Sunday, June 12, 2005

Critiquing the front page of this morning's New York Times

This morning's New York Times front page embraces lifestyle reporting. It tosses its arms around it, rolls to the ground with it and it gives a dry hump. It's tawdry, it's embarrassing, it is the New York Times.

You get Michael Brick's "And Next to the Beared Lady, Premature Babies" screaming like something off the National Enquirer. You get Laurie Goodstein's "Spirit Willing, Evanglist Plans to Come Down From Mountain" which manages to be both insulting to readers and Moses.

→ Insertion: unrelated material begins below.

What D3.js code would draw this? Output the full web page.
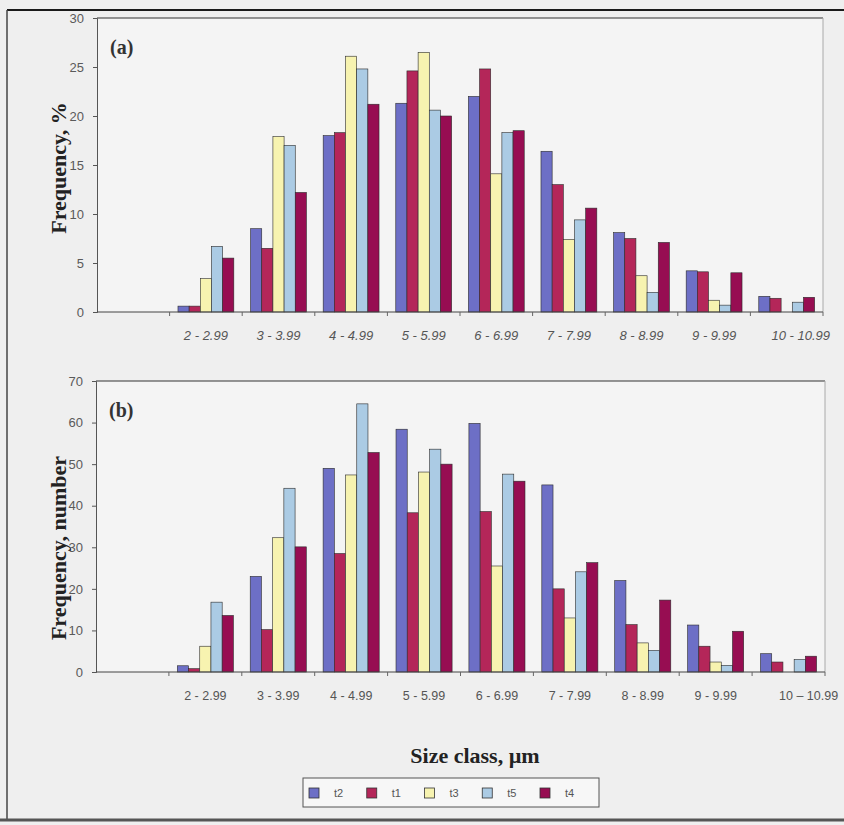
<!DOCTYPE html>
<html>
<head>
<meta charset="utf-8">
<script src="https://cdn.jsdelivr.net/npm/d3@7"></script>
<style>
  body { margin: 0; background: #ededed; }
  svg { display: block; }
</style>
</head>
<body>
<div id="chart"></div>
<script>
// size classes (first slot is an empty class, no label in the original)
const sizeClasses = ["", "2 - 2.99", "3 - 3.99", "4 - 4.99", "5 - 5.99", "6 - 6.99", "7 - 7.99", "8 - 8.99", "9 - 9.99", "10 - 10.99"];
const labelsA = ["", "2 - 2.99", "3 - 3.99", "4 - 4.99", "5 - 5.99", "6 - 6.99", "7 - 7.99", "8 - 8.99", "9 - 9.99", "10 - 10.99"];
const labelsB = ["", "2 - 2.99", "3 - 3.99", "4 - 4.99", "5 - 5.99", "6 - 6.99", "7 - 7.99", "8 - 8.99", "9 - 9.99", "10 \u2013 10.99"];

const seriesNames = ["t2", "t1", "t3", "t5", "t4"];
const seriesColors = ["#6d6fc6", "#b42659", "#f7f3b0", "#abcbe4", "#970d52"];

// (a) frequency, %
const pctT2 = [0, 0.6, 8.5, 18.0, 21.3, 22.0, 16.4, 8.1, 4.2, 1.6];
const pctT1 = [0, 0.6, 6.5, 18.3, 24.6, 24.8, 13.0, 7.5, 4.1, 1.4];
const pctT3 = [0, 3.4, 17.9, 26.1, 26.5, 14.1, 7.4, 3.7, 1.2, 0];
const pctT5 = [0, 6.7, 17.0, 24.8, 20.6, 18.3, 9.4, 2.0, 0.7, 1.0];
const pctT4 = [0, 5.5, 12.2, 21.2, 20.0, 18.5, 10.6, 7.1, 4.0, 1.5];

// (b) frequency, number
const numT2 = [0, 1.5, 23, 49, 58.4, 59.8, 45, 22, 11.3, 4.4];
const numT1 = [0, 0.8, 10.2, 28.5, 38.3, 38.6, 20, 11.4, 6.2, 2.4];
const numT3 = [0, 6.2, 32.3, 47.4, 48.1, 25.5, 13, 7, 2.4, 0];
const numT5 = [0, 16.8, 44.2, 64.5, 53.6, 47.6, 24.1, 5.2, 1.6, 3.0];
const numT4 = [0, 13.6, 30.1, 52.8, 50, 45.9, 26.3, 17.3, 9.8, 3.8];

const yTicksA = [0, 5, 10, 15, 20, 25, 30];
const yTicksB = [0, 10, 20, 30, 40, 50, 60, 70];

const W = 844, H = 825;

const svg = d3.select("#chart").append("svg")
  .attr("width", W)
  .attr("height", H);

svg.append("rect").attr("width", W).attr("height", H).attr("fill", "#efefef");

// outer frame of the figure
svg.append("line").attr("x1", 7).attr("x2", W).attr("y1", 10).attr("y2", 10)
  .attr("stroke", "#1a1a1a").attr("stroke-width", 2);
svg.append("line").attr("x1", 7).attr("x2", 7).attr("y1", 10).attr("y2", 819)
  .attr("stroke", "#444").attr("stroke-width", 1.5);
svg.append("line").attr("x1", 0).attr("x2", W).attr("y1", 820).attr("y2", 820)
  .attr("stroke", "#555").attr("stroke-width", 3);

function drawPanel(cfg){
  const g = svg.append("g");

  const x = d3.scaleBand()
    .domain(sizeClasses)
    .range([cfg.left, cfg.right])
    .padding(0);

  const xs = d3.scaleBand()
    .domain(seriesNames)
    .range([0, x.bandwidth()])
    .paddingInner(0)
    .paddingOuter(0.75);

  const y = d3.scaleLinear()
    .domain([0, cfg.yMax])
    .range([cfg.bottom, cfg.top]);

  // plot area
  g.append("rect")
    .attr("x", cfg.left).attr("y", cfg.top)
    .attr("width", cfg.right - cfg.left).attr("height", cfg.bottom - cfg.top)
    .attr("fill", "#f4f4f4");
  g.append("line")
    .attr("x1", cfg.left).attr("x2", cfg.right).attr("y1", cfg.top).attr("y2", cfg.top)
    .attr("stroke", "#333").attr("stroke-width", 1.2);
  g.append("line")
    .attr("x1", cfg.right).attr("x2", cfg.right).attr("y1", cfg.top).attr("y2", cfg.bottom)
    .attr("stroke", "#aaa");

  // bars
  const groups = g.selectAll(".cls")
    .data(sizeClasses)
    .join("g")
      .attr("class", "cls")
      .attr("transform", d => `translate(${x(d)},0)`);

  groups.selectAll("rect")
    .data((d, i) => seriesNames.map((s, k) => ({ s: s, v: cfg.values[k][i], c: seriesColors[k] })).filter(e => e.v > 0))
    .join("rect")
      .attr("x", d => xs(d.s))
      .attr("y", d => y(d.v))
      .attr("width", xs.bandwidth())
      .attr("height", d => cfg.bottom - y(d.v))
      .attr("fill", d => d.c)
      .attr("stroke", "#2b2b2b")
      .attr("stroke-width", 0.6);

  // y axis
  const yAxis = g.append("g")
    .attr("transform", `translate(${cfg.left},0)`)
    .call(d3.axisLeft(y).tickValues(cfg.yTicks).tickSize(4).tickPadding(9));
  yAxis.select(".domain").attr("stroke", "#555");
  yAxis.selectAll(".tick line").attr("stroke", "#555");
  yAxis.selectAll("text")
    .attr("fill", "#5a5a5a")
    .style("font-family", "Liberation Sans, Arial, sans-serif")
    .style("font-size", "13px");

  // x axis line with ticks between classes
  g.append("line")
    .attr("x1", cfg.left).attr("x2", cfg.right)
    .attr("y1", cfg.bottom).attr("y2", cfg.bottom)
    .attr("stroke", "#444");
  g.selectAll(".xtick")
    .data(sizeClasses.slice(1).map(d => x(d)).concat([cfg.right]))
    .join("line")
      .attr("class", "xtick")
      .attr("x1", d => d).attr("x2", d => d)
      .attr("y1", cfg.bottom).attr("y2", cfg.bottom + 4)
      .attr("stroke", "#666");

  g.selectAll(".xlab")
    .data(sizeClasses)
    .join("text")
      .attr("class", "xlab")
      .attr("x", (d, i) => x(d) + x.bandwidth() / 2 + (i === sizeClasses.length - 1 ? cfg.lastShift : 0))
      .attr("y", cfg.bottom + cfg.labelGap)
      .attr("text-anchor", "middle")
      .attr("fill", "#555")
      .style("font-family", "Liberation Sans, Arial, sans-serif")
      .style("font-size", cfg.labelSize)
      .style("font-style", cfg.italic ? "italic" : "normal")
      .text((d, i) => cfg.labels[i]);

  // panel tag
  g.append("text")
    .attr("x", cfg.left + 13)
    .attr("y", cfg.top + 36)
    .attr("fill", "#333")
    .style("font-family", "Liberation Serif, Times New Roman, serif")
    .style("font-weight", "bold")
    .style("font-size", "20px")
    .text(cfg.tag);

  // y title
  g.append("text")
    .attr("transform", `translate(66,${cfg.titleY}) rotate(-90)`)
    .attr("text-anchor", "middle")
    .attr("fill", "#222")
    .style("font-family", "Liberation Serif, Times New Roman, serif")
    .style("font-weight", "bold")
    .style("font-size", "22px")
    .text(cfg.yTitle);
}

drawPanel({
  left: 97, right: 823, top: 18, bottom: 312,
  yMax: 30, yTicks: yTicksA,
  values: [pctT2, pctT1, pctT3, pctT5, pctT4],
  labels: labelsA, italic: true, labelSize: "13px", labelGap: 28, lastShift: 14,
  tag: "(a)", yTitle: "Frequency, %", titleY: 168
});

drawPanel({
  left: 96, right: 825, top: 381, bottom: 672,
  yMax: 70, yTicks: yTicksB,
  values: [numT2, numT1, numT3, numT5, numT4],
  labels: labelsB, italic: false, labelSize: "12.5px", labelGap: 28, lastShift: 20,
  tag: "(b)", yTitle: "Frequency, number", titleY: 548
});

// x title
svg.append("text")
  .attr("x", 475)
  .attr("y", 763)
  .attr("text-anchor", "middle")
  .attr("fill", "#222")
  .style("font-family", "Liberation Serif, Times New Roman, serif")
  .style("font-weight", "bold")
  .style("font-size", "22px")
  .text("Size class, \u00b5m");

// legend
const legend = svg.append("g").attr("transform", "translate(303,778)");
legend.append("rect")
  .attr("width", 296).attr("height", 29)
  .attr("fill", "#f7f7f7")
  .attr("stroke", "#555");

const legX = d3.scalePoint()
  .domain(seriesNames)
  .range([6, 237]);

const item = legend.selectAll(".item")
  .data(seriesNames)
  .join("g")
    .attr("class", "item")
    .attr("transform", d => `translate(${legX(d)},0)`);

item.append("rect")
  .attr("y", 10).attr("width", 10).attr("height", 10)
  .attr("fill", (d, i) => seriesColors[i])
  .attr("stroke", "#333").attr("stroke-width", 0.8);

item.append("text")
  .attr("x", 25).attr("y", 19)
  .attr("fill", "#555")
  .style("font-family", "Liberation Sans, Arial, sans-serif")
  .style("font-size", "11px")
  .text(d => d);
</script>
</body>
</html>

The Timid attempts to beef up the real reporting factor by also front paging Social Security (Robin Toner co-wrote that article; I've exempted myself -- and noted why elsewhere in other entries -- from mentioning Toner's reporting so if someone wants to address the article or Toner, they need to e-mail their remarks and note that they want to be quoted), David Johnston's "Antiterror Head Will Help Choose An F.B.I. Official" (which was news, or at least a newsworthy announcement on Friday -- the article was online yesterday morning, Wally e-mailed about it then), Steven R. Weisman's "U.S. Asks Others to Pressure Iraq To Be Inclusive" and another in the Class Matters series.

It doesn't beef up the front page or the paper. It makes the paper come off just as lost as CNN did in 2002. Not quite sure whether it wants to provide chuckles or news in its front page, the Timid provokes laughter, just not the kind they expected.

Shall we contrast? The New York Times has a Billy Graham story with photo on its front page.
The Sunday Times of London?

They have Michael Smith's "Ministers were told of need for Gulf war 'excuse:'"

MINISTERS were warned in July 2002 that Britain was committed to taking part in an American-led invasion of Iraq and they had no choice but to find a way of making it legal.
The warning, in a leaked Cabinet Office briefing paper, said Tony Blair had already agreed to back military action to get rid of Saddam Hussein at a summit at the Texas ranch of President George W Bush three months earlier.
The briefing paper, for participants at a meeting of Blair’s inner circle on July 23, 2002, said that since regime change was illegal it was "necessary to create the conditions" which would make it legal.
This was required because, even if ministers decided Britain should not take part in an invasion, the American military would be using British bases. This would automatically make Britain complicit in any illegal US action.

It's the difference between focusing on the news and focusing on amusements. But let's be honest here, the Times (New York) can't pull of amusing. They should stick to news.